ALCO built No. 2716 in 1943 and delivered it to the C&O in December. The Kanawha worked in dual service until it and its classmates were retired in 1956 as dieselization took hold. It was donated to the Kentucky Railway Museum in 1959, and was famously leased and restored as “Southern 2716” for excursion service on the Southern in the early 1980s.
The engine was removed from service due to firebox issues in 1982, and was moved to the Fort Wayne Railway Historical Society facilities in Fort Wayne, Ind., after the end of the Norfolk Southern steam program in 1995. The Fort Wayne society restored the engine to its C&O appearance, and it ran excursions in Indiana in 1996 until it needed major repairs. The engine was returned to Kentucky in 2001, and was placed under a shelter.
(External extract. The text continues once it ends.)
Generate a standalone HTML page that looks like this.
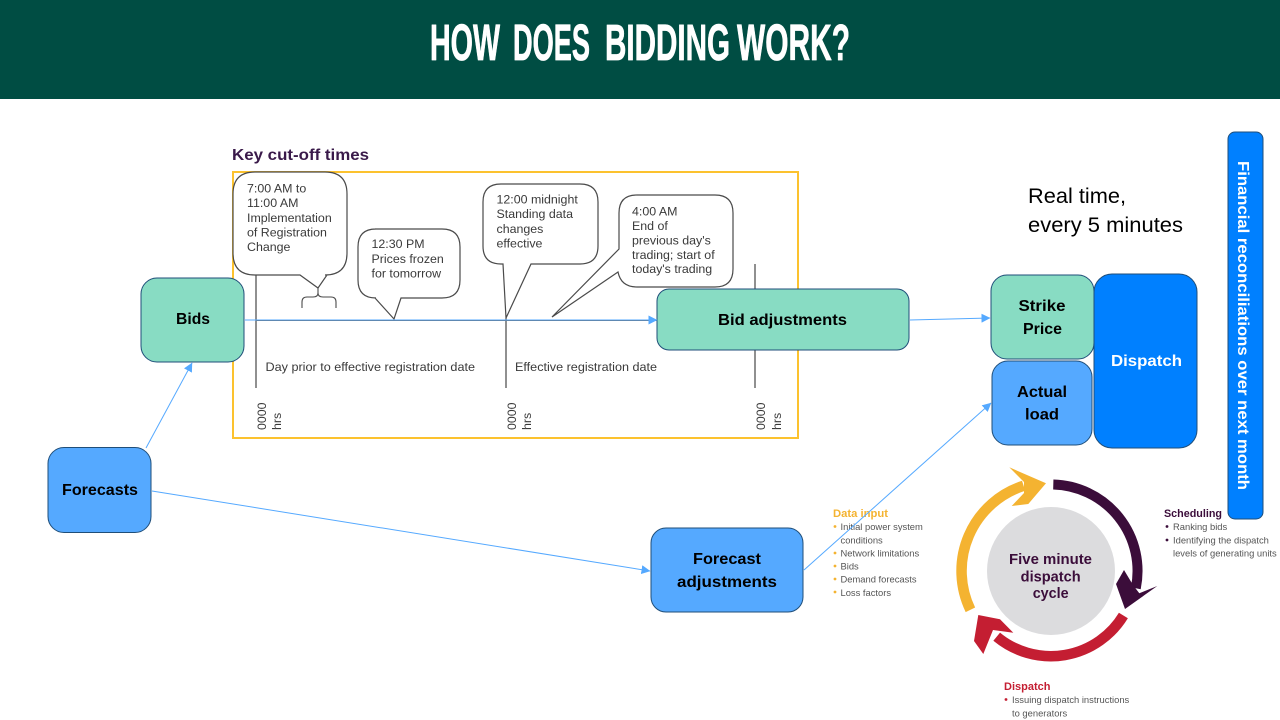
<!DOCTYPE html>
<html lang="en">
<head>
<meta charset="utf-8">
<title>How does bidding work?</title>
<style>
html,body{margin:0;padding:0;background:#fff;width:1280px;height:720px;overflow:hidden}
svg{display:block}
text{font-family:"Liberation Sans",sans-serif}
.c{font-size:12.4px;fill:#3a3a3a}
.n{font-size:16px;font-weight:bold;fill:#000}
.s{font-size:9.4px;fill:#555}
.callout{fill:#fff;stroke:#4a4a4a;stroke-width:1.2}
.v{stroke:#555;stroke-width:1.3;fill:none}
.box{stroke:#1f4e79;stroke-width:1}
.link{stroke:#55a9ff;stroke-width:1;fill:none;marker-end:url(#a)}
</style>
</head>
<body>
<svg width="1280" height="720" viewBox="0 0 1280 720" xmlns="http://www.w3.org/2000/svg">
<defs>
<marker id="a" viewBox="0 0 10 10" refX="9.5" refY="5" markerWidth="9" markerHeight="9" markerUnits="userSpaceOnUse" orient="auto">
<path d="M0 0L10 5L0 10Z" fill="#55a9ff"/>
</marker>
</defs>

<rect x="0" y="0" width="1280" height="99" fill="#004d43"/>
<g font-size="51" font-weight="bold" fill="#fff" stroke="#fff" stroke-width="0.8" stroke-linejoin="round">
<text x="430" y="60" textLength="70" lengthAdjust="spacingAndGlyphs">HOW</text>
<text x="513" y="60" textLength="77" lengthAdjust="spacingAndGlyphs">DOES</text>
<text x="605" y="60" textLength="125" lengthAdjust="spacingAndGlyphs">BIDDING</text>
<text x="737" y="60" textLength="113" lengthAdjust="spacingAndGlyphs">WORK?</text>
</g>

<text x="232" y="160" font-size="16" font-weight="bold" fill="#3a1a4a" textLength="137" lengthAdjust="spacingAndGlyphs">Key cut-off times</text>
<rect x="233" y="172" width="565" height="266" fill="#fff" stroke="#fcc22e" stroke-width="2"/>

<line class="v" x1="256" y1="275" x2="256" y2="388"/>
<line class="v" x1="506" y1="318" x2="506" y2="388"/>
<line class="v" x1="755" y1="264" x2="755" y2="388"/>
<line x1="256" y1="320.5" x2="660" y2="320.5" stroke="#666" stroke-width="1"/>

<path class="callout" d="M255 172H325Q347 172 347 194V253Q347 275 325 275L327 275L318 288L300 275H255Q233 275 233 253V194Q233 172 255 172Z"/>
<path d="M318 288V293Q318 297 313 297H307Q302 297 302 302V308M318 288V293Q318 297 323 297H331Q336 297 336 302V308" fill="none" stroke="#4a4a4a" stroke-width="1.1"/>
<path class="callout" d="M375 229H442Q460 229 460 247V280Q460 298 442 298H401L394 319L375 298H376Q358 298 358 280V247Q358 229 376 229Z"/>
<path class="callout" d="M503 184H580Q598 184 598 202V246Q598 264 580 264H531L506 318L503 264H501Q483 264 483 246V202Q483 184 501 184Z"/>
<path class="callout" d="M637 195H715Q733 195 733 213V269Q733 287 715 287H637Q621 287 618 272L552 317L619 249V213Q619 195 637 195Z"/>

<g class="c">
<text x="247" y="192.5">7:00 AM to</text>
<text x="247" y="207">11:00 AM</text>
<text x="247" y="222">Implementation</text>
<text x="247" y="236.5">of Registration</text>
<text x="247" y="251">Change</text>
<text x="371.500" y="248">12:30 PM</text>
<text x="371.500" y="263">Prices frozen</text>
<text x="371.500" y="277.500">for tomorrow</text>
<text x="496.500" y="203.500">12:00 midnight</text>
<text x="496.500" y="218">Standing data</text>
<text x="496.500" y="233">changes</text>
<text x="496.500" y="247.500">effective</text>
<text x="632" y="215.500">4:00 AM</text>
<text x="632" y="230">End of</text>
<text x="632" y="244.500">previous day's</text>
<text x="632" y="259">trading; start of</text>
<text x="632" y="273">today's trading</text>
<text x="265.500" y="371" textLength="209.500" lengthAdjust="spacingAndGlyphs">Day prior to effective registration date</text>
<text x="515" y="371" textLength="142" lengthAdjust="spacingAndGlyphs">Effective registration date</text>
<text transform="translate(266 430) rotate(-90)">0000</text>
<text transform="translate(281 430) rotate(-90)">hrs</text>
<text transform="translate(516 430) rotate(-90)">0000</text>
<text transform="translate(531 430) rotate(-90)">hrs</text>
<text transform="translate(765 430) rotate(-90)">0000</text>
<text transform="translate(781 430) rotate(-90)">hrs</text>
</g>

<!-- cycle -->
<circle cx="1051" cy="571" r="64" fill="#dcdcde"/>
<g fill="none">
<path d="M970.400 609.800A89.500 89.500 0 0 1 1023.600 485.800" stroke="#f4b331" stroke-width="10.500"/>
<path d="M1053.300 484.500A86.500 86.500 0 0 1 1135.800 588.200" stroke="#3b0d3a" stroke-width="10"/>
<path d="M1123.400 615.500A85 85 0 0 1 996.700 636.700" stroke="#c41e32" stroke-width="10.500"/>
</g>
<polygon points="1046,483.300 1009.300,467.300 1024,482 1024,493 1011.700,506 1028.300,504" fill="#f4b331"/>
<polygon points="1124,570 1116,584 1125,609 1157.300,586 1139.300,593.300 1133,585" fill="#3b0d3a"/>
<polygon points="978.300,615 1000,619.300 1013.300,632.700 993,630 983.300,654 974,641" fill="#c41e32"/>
<g font-size="14.500" font-weight="bold" fill="#3b0d3a">
<text x="1009" y="564" textLength="83" lengthAdjust="spacingAndGlyphs">Five minute</text>
<text x="1020.700" y="581.500" textLength="60" lengthAdjust="spacingAndGlyphs">dispatch</text>
<text x="1032.700" y="598" textLength="36" lengthAdjust="spacingAndGlyphs">cycle</text>
</g>

<text x="833" y="517" font-size="11" font-weight="bold" fill="#f4b331" textLength="55" lengthAdjust="spacingAndGlyphs">Data input</text>
<g class="s">
<text x="840.500" y="530">Initial power system</text>
<text x="840.500" y="543.500">conditions</text>
<text x="840.500" y="556.500">Network limitations</text>
<text x="840.500" y="569.500">Bids</text>
<text x="840.500" y="582.500">Demand forecasts</text>
<text x="840.500" y="596">Loss factors</text>
<text x="1173" y="530">Ranking bids</text>
<text x="1173" y="543.500">Identifying the dispatch</text>
<text x="1173" y="556.500">levels of generating units</text>
<text x="1012" y="703">Issuing dispatch instructions</text>
<text x="1012" y="716.500">to generators</text>
</g>
<g fill="#f4b331">
<circle cx="835" cy="526.500" r="1.400"/><circle cx="835" cy="553" r="1.400"/><circle cx="835" cy="566" r="1.400"/><circle cx="835" cy="579" r="1.400"/><circle cx="835" cy="592" r="1.400"/>
</g>
<text x="1164" y="517" font-size="11" font-weight="bold" fill="#3b0d3a" textLength="58" lengthAdjust="spacingAndGlyphs">Scheduling</text>
<circle cx="1167" cy="526.500" r="1.400" fill="#3b0d3a"/><circle cx="1167" cy="540" r="1.400" fill="#3b0d3a"/>
<text x="1004" y="690" font-size="11" font-weight="bold" fill="#c41e32">Dispatch</text>
<circle cx="1006" cy="699.500" r="1.400" fill="#c41e32"/>

<!-- nodes -->
<rect class="box" x="141" y="278" width="103" height="84" rx="16" fill="#88dcc3"/>
<rect class="box" x="48" y="447.500" width="103" height="85" rx="16" fill="#55a9ff"/>
<rect class="box" x="657" y="289" width="252" height="61" rx="12" fill="#88dcc3"/>
<rect class="box" x="651" y="528" width="152" height="84" rx="15" fill="#55a9ff"/>
<rect class="box" x="991" y="275" width="103" height="84" rx="16" fill="#88dcc3"/>
<rect class="box" x="992" y="361" width="100" height="84" rx="16" fill="#55a9ff"/>
<rect class="box" x="1094" y="274" width="103" height="174" rx="18" fill="#0080ff"/>
<rect class="box" x="1228" y="132" width="35" height="387" rx="7" fill="#0080ff"/>

<!-- connectors -->
<line class="link" x1="146" y1="448" x2="192" y2="363"/>
<line class="link" x1="152" y1="491" x2="650" y2="571"/>
<line class="link" x1="804" y1="570" x2="991" y2="403"/>
<line class="link" x1="910" y1="320" x2="990" y2="318"/>
<line class="link" x1="245" y1="320" x2="657" y2="320"/>

<!-- node labels -->
<g class="n">
<text x="176" y="324" textLength="34" lengthAdjust="spacingAndGlyphs">Bids</text>
<text x="62" y="495" textLength="76" lengthAdjust="spacingAndGlyphs">Forecasts</text>
<text x="718" y="325" textLength="129" lengthAdjust="spacingAndGlyphs">Bid adjustments</text>
<text x="693" y="564" textLength="68" lengthAdjust="spacingAndGlyphs">Forecast</text>
<text x="677" y="587" textLength="100" lengthAdjust="spacingAndGlyphs">adjustments</text>
<text x="1018.500" y="311" textLength="47" lengthAdjust="spacingAndGlyphs">Strike</text>
<text x="1023" y="334" textLength="39" lengthAdjust="spacingAndGlyphs">Price</text>
<text x="1017" y="397" textLength="50" lengthAdjust="spacingAndGlyphs">Actual</text>
<text x="1025" y="419.500" textLength="34" lengthAdjust="spacingAndGlyphs">load</text>
</g>
<text x="1111" y="366" font-size="16" font-weight="bold" fill="#fff" textLength="71" lengthAdjust="spacingAndGlyphs">Dispatch</text>
<text transform="translate(1238 161) rotate(90)" font-size="16" font-weight="bold" fill="#fff" textLength="329" lengthAdjust="spacingAndGlyphs">Financial reconciliations over next month</text>
<text x="1028" y="203" font-size="21" fill="#000" textLength="98" lengthAdjust="spacingAndGlyphs">Real time,</text>
<text x="1028" y="232" font-size="21" fill="#000" textLength="155" lengthAdjust="spacingAndGlyphs">every 5 minutes</text>
</svg>
</body>
</html>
In the spring 2016, The Kentucky Steam Heritage Corp. leased the engine long term from Kentucky museum for restoration and eventual operation.
The Kentucky steam group recently received their steam support cars, acquired from the Indiana Transportation Museum, at their former CSX Transportation car repair facility in Ravenna, Ky. No. 2716 will eventually be moved to Ravenna as the restoration process continues. The Indiana Transportation Museum’s former Nickel Plate Road Mikado 2-8-2 No. 587 is already on the property at Ravenna, and will eventually be restored by the Kentucky steam group in partnership with the Indiana museum.